Hacker News new | ask | show | jobs
by albertan017 824 days ago
Thanks! We're working on Ghidra/IDA pro. The problem we face is the right kind of data to test with and how to evaluate it. It's like there's no "standard" benchmark/metrics that everyone uses for decompilation.
1 comments

As others have said, the standardization of metrics is still something debated, but at the same time, this space has been explored by various top-tier papers that your paper did not cite. For example, DREAM [1], evaluated using the classic metric of goto-emittence. Rev.ng [2], evaluated using Cyclomatic Complexity and gotos. SAILR [3], evaluated using the previous metrics and a Graph Edit Distance score for the structure of the code.

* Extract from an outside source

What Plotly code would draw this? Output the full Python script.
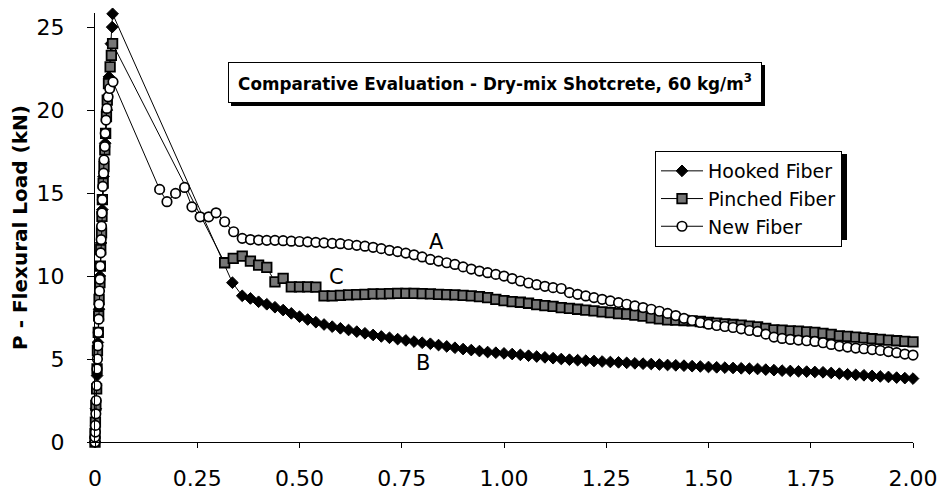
import plotly.graph_objects as go

# ---------------- data ----------------
# Hooked Fiber (filled diamonds)
hooked_head_x = [0.000, 0.002, 0.005, 0.007, 0.010, 0.012, 0.015, 0.018, 0.021, 0.025,
                 0.029, 0.034, 0.039, 0.042, 0.043, 0.336]
hooked_head_y = [0.0, 2.0, 4.0, 6.0, 8.0, 10.0, 12.0, 14.0, 16.0, 18.0,
                 20.0, 22.0, 24.0, 25.0, 25.8, 9.6]

# Pinched Fiber (patterned squares)
pinched_head_x = [0.000, 0.000, 0.001, 0.002, 0.004, 0.005, 0.006, 0.008, 0.009, 0.010,
                  0.012, 0.013, 0.014, 0.016, 0.017, 0.018, 0.020, 0.022, 0.024, 0.026,
                  0.028, 0.030, 0.033, 0.037, 0.040, 0.043, 0.317, 0.338]
pinched_head_y = [0.0, 0.5, 1.2, 2.2, 3.2, 4.4, 5.5, 6.6, 7.6, 8.6,
                  9.6, 10.6, 11.6, 12.6, 13.6, 14.6, 15.6, 16.6, 17.6, 18.6,
                  19.6, 20.6, 21.6, 22.6, 23.3, 24.0, 10.8, 11.06]

# New Fiber (open circles)
new_head_x = [0.000, 0.000, 0.001, 0.001, 0.002, 0.003, 0.004, 0.005, 0.006, 0.007,
              0.008, 0.009, 0.010, 0.011, 0.012, 0.013, 0.014, 0.015, 0.016, 0.017,
              0.018, 0.019, 0.021, 0.022, 0.024, 0.025, 0.027, 0.029, 0.032, 0.036,
              0.044, 0.158, 0.176, 0.197, 0.219, 0.237, 0.257, 0.278, 0.296, 0.317,
              0.339]
new_head_y = [0.0, 0.3, 0.6, 1.0, 1.7, 2.5, 3.4, 4.4, 5.0, 5.8,
              6.6, 7.4, 8.3, 9.1, 9.8, 10.6, 11.4, 12.2, 13.0, 13.8,
              14.6, 15.4, 16.2, 17.0, 17.8, 18.6, 19.4, 20.1, 20.8, 21.3,
              21.7, 15.22, 14.48, 14.98, 15.34, 14.17, 13.57, 13.57, 13.81, 13.27,
              12.67]

# common post-peak sampling positions (mm)
tail_x = [0.36, 0.38, 0.40, 0.42, 0.44, 0.46, 0.48, 0.50, 0.52, 0.54,
          0.56, 0.58, 0.60, 0.62, 0.64, 0.66, 0.68, 0.70, 0.72, 0.74,
          0.76, 0.78, 0.80, 0.82, 0.84, 0.86, 0.88, 0.90, 0.92, 0.94,
          0.96, 0.98, 1.00, 1.02, 1.04, 1.06, 1.08, 1.10, 1.12, 1.14,
          1.16, 1.18, 1.20, 1.22, 1.24, 1.26, 1.28, 1.30, 1.32, 1.34,
          1.36, 1.38, 1.40, 1.42, 1.44, 1.46, 1.48, 1.50, 1.52, 1.54,
          1.56, 1.58, 1.60, 1.62, 1.64, 1.66, 1.68, 1.70, 1.72, 1.74,
          1.76, 1.78, 1.80, 1.82, 1.84, 1.86, 1.88, 1.90, 1.92, 1.94,
          1.96, 1.98, 2.00]

hooked_tail_y = [8.81, 8.65, 8.45, 8.30, 8.12, 7.95, 7.75, 7.55, 7.38, 7.22,
                 7.08, 6.95, 6.85, 6.75, 6.65, 6.55, 6.45, 6.36, 6.28, 6.20,
                 6.12, 6.05, 5.98, 5.92, 5.84, 5.76, 5.68, 5.60, 5.54, 5.48,
                 5.42, 5.38, 5.34, 5.30, 5.25, 5.20, 5.15, 5.10, 5.05, 5.00,
                 4.96, 4.93, 4.90, 4.88, 4.85, 4.82, 4.80, 4.77, 4.74, 4.72,
                 4.70, 4.67, 4.64, 4.62, 4.60, 4.57, 4.55, 4.52, 4.50, 4.48,
                 4.46, 4.44, 4.42, 4.40, 4.36, 4.33, 4.30, 4.28, 4.26, 4.24,
                 4.22, 4.20, 4.16, 4.12, 4.08, 4.05, 4.02, 3.98, 3.95, 3.92,
                 3.88, 3.85, 3.82]

pinched_tail_y = [11.20, 10.90, 10.66, 10.52, 9.65, 9.86, 9.35, 9.35, 9.35, 9.33,
                  8.80, 8.80, 8.83, 8.86, 8.88, 8.90, 8.92, 8.93, 8.94, 8.95,
                  8.95, 8.95, 8.94, 8.93, 8.90, 8.88, 8.86, 8.84, 8.80, 8.76,
                  8.70, 8.60, 8.52, 8.46, 8.42, 8.36, 8.28, 8.22, 8.17, 8.10,
                  8.05, 8.00, 7.95, 7.90, 7.84, 7.80, 7.74, 7.70, 7.65, 7.58,
                  7.48, 7.42, 7.36, 7.34, 7.32, 7.30, 7.26, 7.20, 7.16, 7.12,
                  7.08, 7.04, 6.98, 6.94, 6.85, 6.76, 6.74, 6.70, 6.68, 6.64,
                  6.60, 6.55, 6.48, 6.40, 6.36, 6.32, 6.28, 6.22, 6.18, 6.14,
                  6.10, 6.06, 6.03]

new_tail_y = [12.27, 12.20, 12.17, 12.15, 12.15, 12.13, 12.10, 12.08, 12.06, 12.03,
              12.00, 11.97, 11.95, 11.90, 11.85, 11.80, 11.73, 11.65, 11.55, 11.47,
              11.38, 11.28, 11.15, 11.00, 10.90, 10.80, 10.70, 10.55, 10.42, 10.30,
              10.20, 10.10, 10.00, 9.85, 9.70, 9.58, 9.48, 9.38, 9.30, 9.25,
              9.00, 8.90, 8.80, 8.70, 8.60, 8.50, 8.40, 8.30, 8.20, 8.10,
              8.00, 7.88, 7.75, 7.62, 7.45, 7.32, 7.20, 7.10, 7.02, 6.96,
              6.90, 6.82, 6.72, 6.66, 6.50, 6.32, 6.24, 6.18, 6.14, 6.10,
              6.06, 5.98, 5.88, 5.78, 5.72, 5.66, 5.62, 5.57, 5.52, 5.45,
              5.38, 5.30, 5.24]

series_names = ["Hooked Fiber", "Pinched Fiber", "New Fiber"]
curve_labels = ["A", "B", "C"]
curve_label_x = [0.835, 0.802, 0.591]
curve_label_y = [12.05, 4.75, 9.95]

x_tickvals = [0, 0.25, 0.5, 0.75, 1.0, 1.25, 1.5, 1.75, 2.0]
x_ticktext = ["0", "0.25", "0.50", "0.75", "1.00", "1.25", "1.50", "1.75", "2.00"]
y_tickvals = [0, 5, 10, 15, 20, 25]

title_text = "<b>Comparative Evaluation - Dry-mix Shotcrete, 60 kg/m<sup>3</sup></b>"
y_title = "<b>P - Flexural Load (kN)</b>"

# ---------------- layout geometry ----------------
W, H = 937, 493
L, R, T, B = 95, 913, 13, 442
FONT = "DejaVu Sans"


def px_x(p):
    return (p - L) / (R - L)


def px_y(p):
    return (B - p) / (B - T)


fig = go.Figure()

fig.add_trace(go.Scatter(
    x=hooked_head_x + tail_x, y=hooked_head_y + hooked_tail_y,
    name=series_names[0], mode="lines+markers", cliponaxis=False,
    line=dict(color="black", width=1),
    marker=dict(symbol="diamond", size=9, color="black",
                line=dict(color="black", width=1)),
))
fig.add_trace(go.Scatter(
    x=pinched_head_x + tail_x, y=pinched_head_y + pinched_tail_y,
    name=series_names[1], mode="lines+markers", cliponaxis=False,
    line=dict(color="black", width=1),
    marker=dict(symbol="square", size=9.5, color="#767676",
                line=dict(color="black", width=1.8)),
))
fig.add_trace(go.Scatter(
    x=new_head_x + tail_x, y=new_head_y + new_tail_y,
    name=series_names[2], mode="lines+markers", cliponaxis=False,
    line=dict(color="black", width=1),
    marker=dict(symbol="circle", size=9.5, color="white",
                line=dict(color="black", width=1.7)),
))

annotations = []
for t, xx, yy in zip(curve_labels, curve_label_x, curve_label_y):
    annotations.append(dict(x=xx, y=yy, xref="x", yref="y", text=t,
                            showarrow=False, xanchor="center", yanchor="middle",
                            font=dict(family=FONT, size=21, color="black")))

# title box
annotations.append(dict(
    x=px_x(495), y=px_y(82.5), xref="paper", yref="paper",
    text=title_text, showarrow=False, xanchor="center", yanchor="middle",
    font=dict(family=FONT, size=16.8, color="black"),
    bgcolor="white", bordercolor="black", borderwidth=1, borderpad=4,
    width=524, height=31,
))

shapes = [
    # title box shadow
    dict(type="rect", xref="paper", yref="paper",
         x0=px_x(231), x1=px_x(765), y0=px_y(106), y1=px_y(65),
         fillcolor="black", line=dict(width=0), layer="above"),
    # legend shadow
    dict(type="rect", xref="paper", yref="paper",
         x0=px_x(658), x1=px_x(847), y0=px_y(240), y1=px_y(154),
         fillcolor="black", line=dict(width=0), layer="above"),
]

fig.update_layout(
    width=W, height=H,
    margin=dict(l=L, r=W - R, t=T, b=H - B, pad=0, autoexpand=False),
    paper_bgcolor="white", plot_bgcolor="white",
    font=dict(family=FONT, color="black"),
    showlegend=True,
    legend=dict(x=px_x(655), y=px_y(151), xanchor="left", yanchor="top",
                bgcolor="white", bordercolor="black", borderwidth=1,
                font=dict(family=FONT, size=19, color="black"),
                traceorder="normal", tracegroupgap=1, itemwidth=42),
    xaxis=dict(range=[0, 2.0], tickvals=x_tickvals, ticktext=x_ticktext,
               showgrid=False, zeroline=False, showline=True, linecolor="black",
               linewidth=1, ticks="outside", ticklen=5, tickcolor="black",
               tickfont=dict(family=FONT, size=22, color="black"),
               ticklabelstandoff=12, ticklabeloverflow="allow", automargin=False),
    yaxis=dict(range=[0, 25.85], tickvals=y_tickvals,
               showgrid=False, zeroline=False, showline=True, linecolor="black",
               linewidth=1, ticks="outside", ticklen=7, tickcolor="black",
               tickfont=dict(family=FONT, size=22, color="black"),
               ticklabelstandoff=18, ticklabeloverflow="allow", automargin=False,
               title=dict(text=y_title, font=dict(family=FONT, size=20, color="black"),
                          standoff=3)),
    xaxis2=dict(overlaying="x", anchor="y", range=[0, 2.0], tickvals=x_tickvals,
                showticklabels=False, showgrid=False, zeroline=False, showline=False,
                ticks="inside", ticklen=5, tickcolor="black", side="bottom",
                automargin=False),
    yaxis2=dict(overlaying="y", anchor="x", range=[0, 25.85], tickvals=y_tickvals,
                showticklabels=False, showgrid=False, zeroline=False, showline=False,
                ticks="inside", ticklen=7, tickcolor="black", side="left",
                automargin=False),
    annotations=annotations,
    shapes=shapes,
)

for i, tr in enumerate(fig.data):
    tr.legendgroup = f"g{i}"

fig.write_html("out.html")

I feel that without a justification for dropping previously established metrics by the peer review process, you weaken your new metrics. However, I still think this is an interesting paper. It just could be made more legit by thoroughly reading/citing previous work in the area and building an argument for why you may go against it.

[1]: https://net.cs.uni-bonn.de/fileadmin/ag/martini/Staff/yakdan... [2]: https://rev.ng/downloads/asiaccs-2020-paper.pdf [3]: https://www.usenix.org/system/files/sec23winter-prepub-301-b...

References make a paper stronger!